Then two brothers, among the few literate men in the village, began quietly teaching math, reading and writing to their female relatives in a living room on the edge of town. They wanted to keep the classes small, they said, to stay off the Taliban’s radar. That turned out to be impossible.
The United States and its allies have spent millions of dollars on female education in the past decade, and Afghan and Western officials have pointed to the issue as one of the most hopeful changes of the post-Taliban era. Female enrollment in public schools has risen from 5,000 under the Taliban to 2.5 million, according to the Afghan Education Ministry.

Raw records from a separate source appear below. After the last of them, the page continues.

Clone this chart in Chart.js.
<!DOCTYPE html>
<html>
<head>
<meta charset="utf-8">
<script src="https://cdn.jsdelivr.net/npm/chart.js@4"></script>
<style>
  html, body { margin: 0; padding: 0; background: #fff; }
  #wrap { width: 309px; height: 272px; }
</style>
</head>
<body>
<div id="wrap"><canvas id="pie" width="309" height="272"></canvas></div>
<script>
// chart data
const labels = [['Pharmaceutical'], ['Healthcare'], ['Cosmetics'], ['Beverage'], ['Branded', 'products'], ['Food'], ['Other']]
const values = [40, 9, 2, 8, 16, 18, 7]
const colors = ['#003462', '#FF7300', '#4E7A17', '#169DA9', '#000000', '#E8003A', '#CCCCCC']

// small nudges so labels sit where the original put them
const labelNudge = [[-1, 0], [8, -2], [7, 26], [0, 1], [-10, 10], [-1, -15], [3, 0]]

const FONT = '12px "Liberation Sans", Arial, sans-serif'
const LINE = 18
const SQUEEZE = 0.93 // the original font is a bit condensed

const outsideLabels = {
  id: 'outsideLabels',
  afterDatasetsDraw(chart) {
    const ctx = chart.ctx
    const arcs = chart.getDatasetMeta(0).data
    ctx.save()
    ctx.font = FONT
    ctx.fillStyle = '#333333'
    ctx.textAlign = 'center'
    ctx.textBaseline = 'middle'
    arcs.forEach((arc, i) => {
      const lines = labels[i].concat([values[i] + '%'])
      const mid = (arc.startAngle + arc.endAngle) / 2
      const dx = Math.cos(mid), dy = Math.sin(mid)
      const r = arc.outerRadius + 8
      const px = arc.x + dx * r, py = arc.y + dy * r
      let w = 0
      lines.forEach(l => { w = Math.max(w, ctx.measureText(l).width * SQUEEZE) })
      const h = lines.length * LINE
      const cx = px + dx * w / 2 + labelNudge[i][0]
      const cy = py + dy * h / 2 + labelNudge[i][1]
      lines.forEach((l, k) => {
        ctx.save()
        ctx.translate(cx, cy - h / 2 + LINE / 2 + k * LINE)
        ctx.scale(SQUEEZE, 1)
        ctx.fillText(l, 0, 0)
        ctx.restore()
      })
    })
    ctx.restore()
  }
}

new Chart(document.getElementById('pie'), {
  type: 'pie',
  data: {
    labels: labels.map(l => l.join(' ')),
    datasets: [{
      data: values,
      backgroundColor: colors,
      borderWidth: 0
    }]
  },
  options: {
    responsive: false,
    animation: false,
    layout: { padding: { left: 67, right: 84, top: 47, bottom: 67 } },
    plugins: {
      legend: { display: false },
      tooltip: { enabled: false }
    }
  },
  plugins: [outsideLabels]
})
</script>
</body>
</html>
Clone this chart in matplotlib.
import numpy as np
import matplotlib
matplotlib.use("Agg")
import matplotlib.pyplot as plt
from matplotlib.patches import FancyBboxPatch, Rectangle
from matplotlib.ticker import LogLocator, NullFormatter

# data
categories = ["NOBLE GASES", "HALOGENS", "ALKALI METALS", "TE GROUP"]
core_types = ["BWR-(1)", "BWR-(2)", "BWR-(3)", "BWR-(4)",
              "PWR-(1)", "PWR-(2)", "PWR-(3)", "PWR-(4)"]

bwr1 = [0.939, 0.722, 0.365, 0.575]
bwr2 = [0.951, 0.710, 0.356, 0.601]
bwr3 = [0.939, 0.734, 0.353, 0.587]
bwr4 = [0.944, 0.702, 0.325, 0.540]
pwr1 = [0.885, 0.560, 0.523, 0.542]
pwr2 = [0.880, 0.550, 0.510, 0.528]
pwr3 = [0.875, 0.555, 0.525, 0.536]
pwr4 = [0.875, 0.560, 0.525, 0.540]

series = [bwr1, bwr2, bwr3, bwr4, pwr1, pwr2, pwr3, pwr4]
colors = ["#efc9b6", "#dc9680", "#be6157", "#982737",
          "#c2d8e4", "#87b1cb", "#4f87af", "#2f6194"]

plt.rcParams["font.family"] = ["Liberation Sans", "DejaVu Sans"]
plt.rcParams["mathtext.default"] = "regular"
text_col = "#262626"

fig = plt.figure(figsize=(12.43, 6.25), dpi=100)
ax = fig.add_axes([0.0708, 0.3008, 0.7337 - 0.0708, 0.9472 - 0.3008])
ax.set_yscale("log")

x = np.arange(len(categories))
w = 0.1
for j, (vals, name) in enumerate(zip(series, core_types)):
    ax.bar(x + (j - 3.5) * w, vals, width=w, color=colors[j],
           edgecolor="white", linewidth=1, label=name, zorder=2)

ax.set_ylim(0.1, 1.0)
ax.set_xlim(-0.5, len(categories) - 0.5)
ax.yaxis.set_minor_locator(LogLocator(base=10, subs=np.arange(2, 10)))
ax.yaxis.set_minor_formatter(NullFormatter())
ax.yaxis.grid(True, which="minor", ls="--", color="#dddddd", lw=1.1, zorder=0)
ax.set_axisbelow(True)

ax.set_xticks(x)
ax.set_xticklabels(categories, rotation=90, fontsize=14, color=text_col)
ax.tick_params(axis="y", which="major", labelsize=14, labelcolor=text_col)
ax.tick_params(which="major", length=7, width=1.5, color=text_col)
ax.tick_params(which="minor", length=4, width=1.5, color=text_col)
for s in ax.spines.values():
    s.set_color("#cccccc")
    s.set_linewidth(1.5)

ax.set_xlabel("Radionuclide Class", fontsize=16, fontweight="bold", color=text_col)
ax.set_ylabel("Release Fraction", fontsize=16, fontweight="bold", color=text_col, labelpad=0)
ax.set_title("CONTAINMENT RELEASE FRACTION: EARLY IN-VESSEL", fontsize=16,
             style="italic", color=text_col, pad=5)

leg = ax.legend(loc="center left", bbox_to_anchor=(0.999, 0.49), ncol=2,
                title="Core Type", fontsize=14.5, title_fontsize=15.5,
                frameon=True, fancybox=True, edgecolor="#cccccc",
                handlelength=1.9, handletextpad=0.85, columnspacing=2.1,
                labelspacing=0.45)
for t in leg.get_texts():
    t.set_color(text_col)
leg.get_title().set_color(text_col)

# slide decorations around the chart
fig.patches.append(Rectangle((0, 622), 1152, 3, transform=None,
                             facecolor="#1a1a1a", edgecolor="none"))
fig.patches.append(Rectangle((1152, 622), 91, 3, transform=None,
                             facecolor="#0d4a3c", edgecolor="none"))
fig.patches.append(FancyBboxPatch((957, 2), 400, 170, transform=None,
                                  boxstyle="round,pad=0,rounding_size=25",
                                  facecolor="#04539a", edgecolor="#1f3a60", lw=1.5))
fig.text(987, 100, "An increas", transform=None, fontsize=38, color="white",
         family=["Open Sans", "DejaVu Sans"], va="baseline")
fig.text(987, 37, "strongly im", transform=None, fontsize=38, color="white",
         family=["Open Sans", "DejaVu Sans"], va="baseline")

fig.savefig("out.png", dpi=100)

But Afghanistan is rife with places like Spina, where formal efforts to educate women and girls have crumbled. About 2 million Afghan girls do not attend school.
Those who do sometimes face threats. Last week, suspected militants poisoned more than 100 schoolgirls in northern Afghanistan, according to Amanullah Iman, a spokesman for the Education Ministry, who said an investigation into the incident was ongoing. The girls are recovering.
Because of threats, several schools in eastern Afghanistan have been closed in the past few months, reversing what had been a positive trend, said Vidhya Ganesh, the deputy country representative for UNICEF.
The insurgency had already forced the closure of dozens of girls schools beginning in the middle of past decade, when insurgents started to return to Afghanistan. Many of the schools were built and funded by the United States, and many never reopened. In some villages, the schools have gone underground, hidden in living rooms and guesthouses, as they were during the Taliban’s reign.
“It’s risky for the teachers and it’s risky for the students, but these underground schools show the thirst people have for education under the Taliban,” said Shukriya Barakzai, a parliamentarian who ran her own underground school when the Taliban held power in Kabul in the 1990s.
“It doesn’t feel much different from those years,” said one of the brothers in insurgent-infested Spina. “We live in a community very far from democracy and freedom.”
‘Something from nothing’
When the insurgency arrived in this patch of Paktika province in 2005, it did so with great force and little resistance. The absence of Afghan or American security forces meant fighters could wield weapons freely and threaten residents without consequence. The warning to girls went unchallenged.
But word soon spread about the underground girls school — part of a shadow education system developed in places such as Spina to elude the Taliban. The full extent of the system is not known, but American and Afghan officials say such underground networks are not uncommon in places with a large insurgent presence.